Odds Apple Buys Netflix Advance

October 5, 2019 by Douglas A. McIntyre

Since Apple Inc. (NASDAQ: AAPL) announced its Apple TV+ streaming service, experts have continued to be skeptical, thinking that it is too late to market. It also has a very limited inventory of programs. It is up against Showtime, CBS, HBO and many more established and larger streaming services. It will take Apple years of effort and billions of dollars to catch Netflix Inc. (NASDAQ: NFLX) and Amazon.com Inc. (NASDAQ: AMZN). It may never surpass smaller streaming operators like Hulu. And powerful companies like Walt Disney Co. (NYSE: DIS) are spending huge amounts to enter the market. In the meantime, Netflix shares are down 30% in three months, against the Nasdaq, which is relatively flat.

Netflix’s share price may drop even more when it announces earnings. If it outperforms lackluster forecasts, however, it could move up for several months. Its market cap is down to $120 billion.

Apple has over $90 billion of cash, cash equivalents and marketable securities as current assets. It has another $115 billion in longer-term marketable securities. It adds over $10 billion a quarter to its cash balance. And it can borrow almost unlimited sums at low-interest rates.

A buyout of Netflix would cost Apple much more than its current market cap. At a 25% premium, the buyout cost would rise to $150 billion. Apple’s management and board almost certainly have looked at what they would get.

Netflix’s subscriber base is over 150 million worldwide. The only competitor that comes close is Amazon. Video streaming is part of its Prime program. The last time Amazon gave a figure of total subscribers it was 100 million. Certainly, it continues to grow rapidly. Amazon has a flow of hundreds of millions of people to its e-commerce websites each month. All these are offered Prime, every time they visit. Amazon’s major advantage over Netflix, as they vie to be the largest streaming service is the world, is that Amazon has the capital to buy and create new programming at a pace Netflix does not.

This leaves Netflix squeezed between two of tech’s richest companies. One, Amazon, is deeply in the streaming business. The other, Apple, is not, but will risk billions to pick up market share.

Netflix is also about to be hit by several other streaming services from traditional companies that have access to their own libraries and therefore more manageable costs. The most dangerous of these is Disney+. Its service will be priced below those of Netflix and Amazon, at $6.99 a month. It will have the Disney libraries, and those of Pixar, Star Wars and Marvel. Disney has gone so far as to ban Netflix ads from its television properties. Amazon and Disney continue to be among the most admired companies in the country.
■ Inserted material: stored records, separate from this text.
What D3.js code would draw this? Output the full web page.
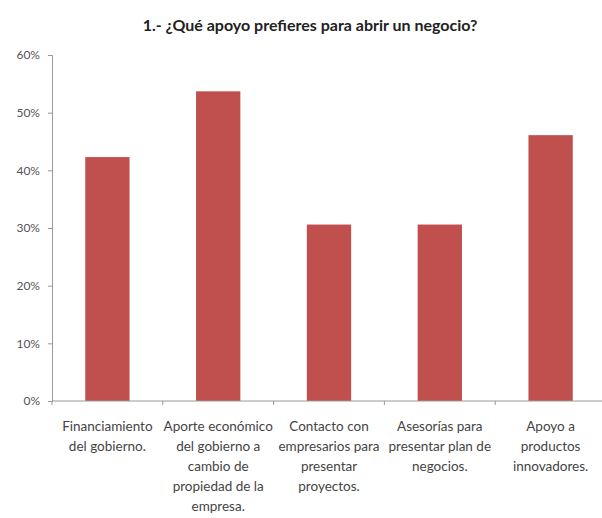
<!DOCTYPE html>
<html><head><meta charset="utf-8">
<script src="https://cdn.jsdelivr.net/npm/d3@7"></script>
<style>body{margin:0;background:#fff}svg{display:block}</style>
</head><body>
<script>
const title = "1.- ¿Qué apoyo prefieres para abrir un negocio?";
const categories = [
  ["Financiamiento", "del gobierno."],
  ["Aporte económico", "del gobierno a", "cambio de", "propiedad de la", "empresa."],
  ["Contacto con", "empresarios para", "presentar", "proyectos."],
  ["Asesorías para", "presentar plan de", "negocios."],
  ["Apoyo a", "productos", "innovadores."]
];
const values = [0.423, 0.537, 0.306, 0.306, 0.461];
const yTicks = [0, 0.1, 0.2, 0.3, 0.4, 0.5, 0.6];

const W = 602, H = 518;
const m = {left: 52, right: -4, top: 55, bottom: 117};
const svg = d3.select("body").append("svg").attr("width", W).attr("height", H);
const font = "Lato, 'Open Sans', sans-serif";

const x = d3.scaleBand().domain(d3.range(categories.length))
  .range([m.left, W - m.right]).paddingInner(0.6).paddingOuter(0.3);
const y = d3.scaleLinear().domain([0, 0.6]).range([H - m.bottom, m.top]);

svg.append("text").attr("x", 310).attr("y", 31).attr("text-anchor", "middle")
  .attr("font-family", font).attr("font-weight", "bold").attr("font-size", 16)
  .attr("fill", "#222").text(title);

// y axis
const ya = svg.append("g").attr("transform", `translate(${m.left},0)`)
  .call(d3.axisLeft(y).tickValues(yTicks).tickFormat(d3.format(".0%")).tickSizeOuter(0).tickSize(4).tickPadding(8));
ya.select(".domain").attr("stroke", "#999");
ya.selectAll(".tick line").attr("stroke", "#999");
ya.selectAll(".tick text").attr("font-family", font).attr("font-size", 12).attr("fill", "#555");

// bars
svg.selectAll("rect.bar").data(values).join("rect").attr("class", "bar")
  .attr("x", (d, i) => x(i)).attr("width", x.bandwidth())
  .attr("y", d => y(d)).attr("height", d => y(0) - y(d))
  .attr("fill", "#C0504D");

// x axis
const step = x.step();
const xa = svg.append("g").attr("transform", `translate(0,${y(0)})`);
xa.append("line").attr("x1", m.left).attr("x2", W).attr("stroke", "#999");
xa.selectAll("line.tk").data(d3.range(categories.length + 1)).join("line").attr("class", "tk")
  .attr("x1", i => m.left + i * step).attr("x2", i => m.left + i * step)
  .attr("y1", 0).attr("y2", 4).attr("stroke", "#999");
categories.forEach((lines, i) => {
  const t = xa.append("text").attr("text-anchor", "middle")
    .attr("font-family", font).attr("font-size", 13.5).attr("fill", "#444");
  lines.forEach((l, j) => {
    t.append("tspan").attr("x", x(i) + x.bandwidth() / 2).attr("y", 30 + j * 20).text(l);
  });
});
</script>
</body></html>
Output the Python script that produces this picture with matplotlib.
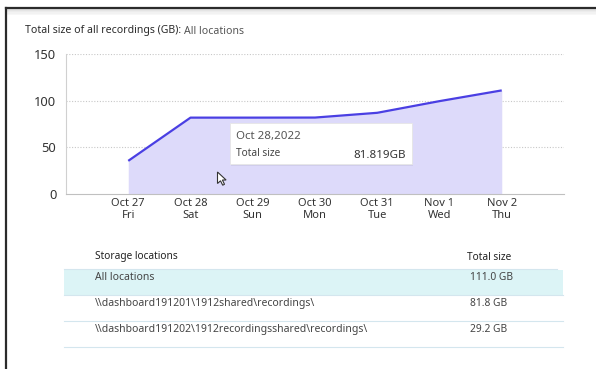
import matplotlib
matplotlib.use("Agg")
import matplotlib.pyplot as plt
from matplotlib.patches import Rectangle, Polygon

plt.rcParams['font.family'] = ['Noto Sans', 'DejaVu Sans']

# Daily cumulative recording size (GB)
dates = ["Oct 27", "Oct 28", "Oct 29", "Oct 30", "Oct 31", "Nov 1", "Nov 2"]
weekdays = ["Fri", "Sat", "Sun", "Mon", "Tue", "Wed", "Thu"]
total_gb = [35.5, 81.819, 81.819, 81.9, 87.0, 99.5, 111.0]
y_ticks = [0, 50, 100, 150]

# Storage locations table
locations = ["All locations",
             "\\\\dashboard191201\\1912shared\\recordings\\",
             "\\\\dashboard191202\\1912recordingsshared\\recordings\\"]
location_sizes = [111.0, 81.8, 29.2]

tooltip_index = 1
tooltip_date = "Oct 28,2022"

W, H = 596, 369
fig = plt.figure(figsize=(W / 100, H / 100), dpi=100)
fig.patch.set_facecolor("white")

def fx(px):
    return px / W

def fy(py):
    return 1 - py / H

# main area chart
ax = fig.add_axes([fx(66), fy(194), fx(564) - fx(66), fy(54) - fy(194)])
x = list(range(len(dates)))
ax.fill_between(x, total_gb, 0, color="#dddafa", linewidth=0, zorder=1)
ax.plot(x, total_gb, color="#4a3fe3", linewidth=1.6, zorder=3,
        solid_capstyle="butt")
ax.set_xlim(-1, len(dates))
ax.set_ylim(0, 150)
ax.set_yticks(y_ticks)
ax.set_xticks(x)
ax.set_xticklabels([f"{d}\n{w}" for d, w in zip(dates, weekdays)],
                   fontsize=8, color="#333333", linespacing=1.05)
ax.tick_params(axis="y", length=0, pad=7, labelsize=9.3, labelcolor="#333333")
ax.tick_params(axis="x", length=0, pad=3)
for v in y_ticks[1:]:
    ax.axhline(v, color="#c8c8c8", linewidth=0.8, linestyle=(0, (1, 1.5)), zorder=0)
for s in ["top", "right"]:
    ax.spines[s].set_visible(False)
ax.spines["left"].set_color("#d0d0d0")
ax.spines["bottom"].set_color("#c0c0c0")
ax.spines["left"].set_linewidth(0.8)
ax.spines["bottom"].set_linewidth(0.8)

# overlay in pixel coordinates for frame, title, tooltip and table
ov = fig.add_axes([0, 0, 1, 1])
ov.set_xlim(0, W)
ov.set_ylim(H, 0)
ov.axis("off")
ov.patch.set_alpha(0)

# window frame with soft top shadow
ov.plot([6, 6], [8, H], color="#2b2b2b", linewidth=1.6)
ov.plot([6, W], [8, 8], color="#2b2b2b", linewidth=1.6)
for i, c in enumerate(["#e4e4e4", "#ececec", "#f2f2f2", "#f7f7f7"]):
    ov.add_patch(Rectangle((7, 9 + i * 1.5), W - 7, 1.5, color=c, linewidth=0))

# title
t1 = ov.text(25, 31, "Total size of all recordings (GB):", fontsize=7.6,
             color="#2a2a2a", va="center", ha="left")
fig.canvas.draw()
bb = t1.get_window_extent()
ov.text(25 + bb.width + 3, 31, "All locations", fontsize=7.6,
        color="#555555", va="center", ha="left")

# tooltip
ov.add_patch(Rectangle((231, 124.5), 182, 41.5, facecolor="#000000",
                       alpha=0.06, linewidth=0, zorder=4))
ov.add_patch(Rectangle((230, 123), 182, 41, facecolor="white",
                       edgecolor="#e6e6e6", linewidth=0.6, zorder=5))
ov.text(236, 137, tooltip_date, fontsize=8.3, color="#555555",
        va="center", ha="left", zorder=6)
ov.text(236, 154, "Total size", fontsize=7.3, color="#444444",
        va="center", ha="left", zorder=6)
ov.text(406, 155, f"{total_gb[tooltip_index]:.3f}GB", fontsize=8.3,
        color="#333333", va="center", ha="right", zorder=6)

# mouse pointer
tip = (217.5, 172)
shape = [(0, 0), (0, 11.5), (3, 8.8), (5.2, 13.2), (7, 12.3), (4.9, 8), (8.6, 8)]
ov.add_patch(Polygon([(tip[0] + a, tip[1] + b) for a, b in shape], closed=True,
                     facecolor="white", edgecolor="#333333", linewidth=0.8,
                     zorder=7))

# storage table
col1_x, col2_x = 95, 467
ov.text(col1_x, 257, "Storage locations", fontsize=7.3, color="#222222",
        va="center", ha="left")
ov.text(col2_x, 257, "Total size", fontsize=7.3, color="#222222",
        va="center", ha="left")
ov.plot([64, 557], [269, 269], color="#d4e6ee", linewidth=0.8)
row_h = 26
row_top = 269
for i, (name, size) in enumerate(zip(locations, location_sizes)):
    top = row_top + i * row_h
    if i == 0:
        ov.add_patch(Rectangle((64, top + 0.5), 563 - 64, 25,
                               facecolor="#dcf4f6", linewidth=0))
    else:
        ov.plot([64, 563], [top, top], color="#d4e6ee", linewidth=0.8)
    ty = top + 8.5
    ov.text(col1_x, ty, name, fontsize=7.5, color="#444444",
            va="center", ha="left")
    ov.text(col2_x + 3, ty, f"{size:.1f} GB", fontsize=7.4, color="#444444",
            va="center", ha="left")
ov.plot([64, 563], [row_top + 3 * row_h, row_top + 3 * row_h],
        color="#d4e6ee", linewidth=0.8)

fig.savefig("out.png", dpi=100, facecolor="white")
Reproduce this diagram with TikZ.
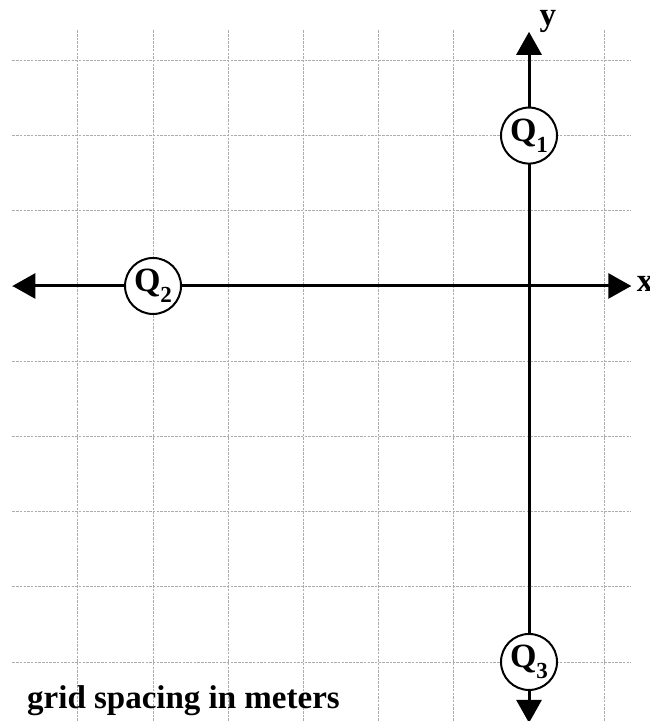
\documentclass[tikz,border=0pt]{standalone}
\usepackage{fontspec}
\setmainfont{Liberation Serif}
\usetikzlibrary{arrows.meta}

\newcommand{\qsub}[1]{\raisebox{-11bp}{\fontsize{23bp}{23bp}\selectfont #1}}

\begin{document}
\begin{tikzpicture}[
  x=75.2bp, y=75.2bp,
  font=\fontsize{33bp}{36bp}\selectfont\bfseries,
  gridline/.style={gray!65, line width=0.9bp, dash pattern=on 2.5bp off 1.2bp},
  axis/.style={{Triangle[length=23bp,width=25bp]}-{Triangle[length=23bp,width=25bp]},
               line width=3bp, black},
  charge/.style={circle, draw, line width=2bp, fill=white, inner sep=0pt,
                 minimum size=56bp, font=\fontsize{34bp}{36bp}\selectfont\bfseries},
  axlabel/.style={anchor=base west, inner sep=0pt},
]
\useasboundingbox (-7.035,-5.785) rectangle (1.596,3.803);

\foreach \gy in {3,2,1,0,-1,-2,-3,-4,-5}
  \draw[gridline] (-6.87,\gy) -- (1.36,\gy);
\foreach \gx in {-6,-5,-4,-3,-2,-1,1}
  \draw[gridline] (\gx,3.40) -- (\gx,-5.80);

\coordinate (xleft) at (-6.87,0);
\coordinate (xright) at (1.36,0);
\coordinate (ytop) at (0,3.38);
\coordinate (ybottom) at (0,-5.81);

\draw[axis] (xleft) -- (xright);
\draw[axis] (ybottom) -- (ytop);

\node[charge] (q1) at (0,2) {Q\qsub{1}};
\node[charge] (q2) at (-5,0) {Q\qsub{2}};
\node[charge] (q3) at (0,-5) {Q\qsub{3}};

\node[axlabel] (ylabel) at (0.14,3.47) {y};
\node[axlabel] (xlabel) at (1.43,-0.08) {x};
\node[axlabel] (caption) at (-6.676,-5.625) {grid spacing in meters};

\end{tikzpicture}
\end{document}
Netflix, investors argue, cannot take on more debt to create new programs and movies. Buying an old and successful television series can cost over $100 million. New movie budgets can be well above that.

If there is a marriage to happen among the streaming companies, it will be between Apple, which has money and a distributed base of hundreds of millions of devices, and Netflix, which has a huge library but very little money at all.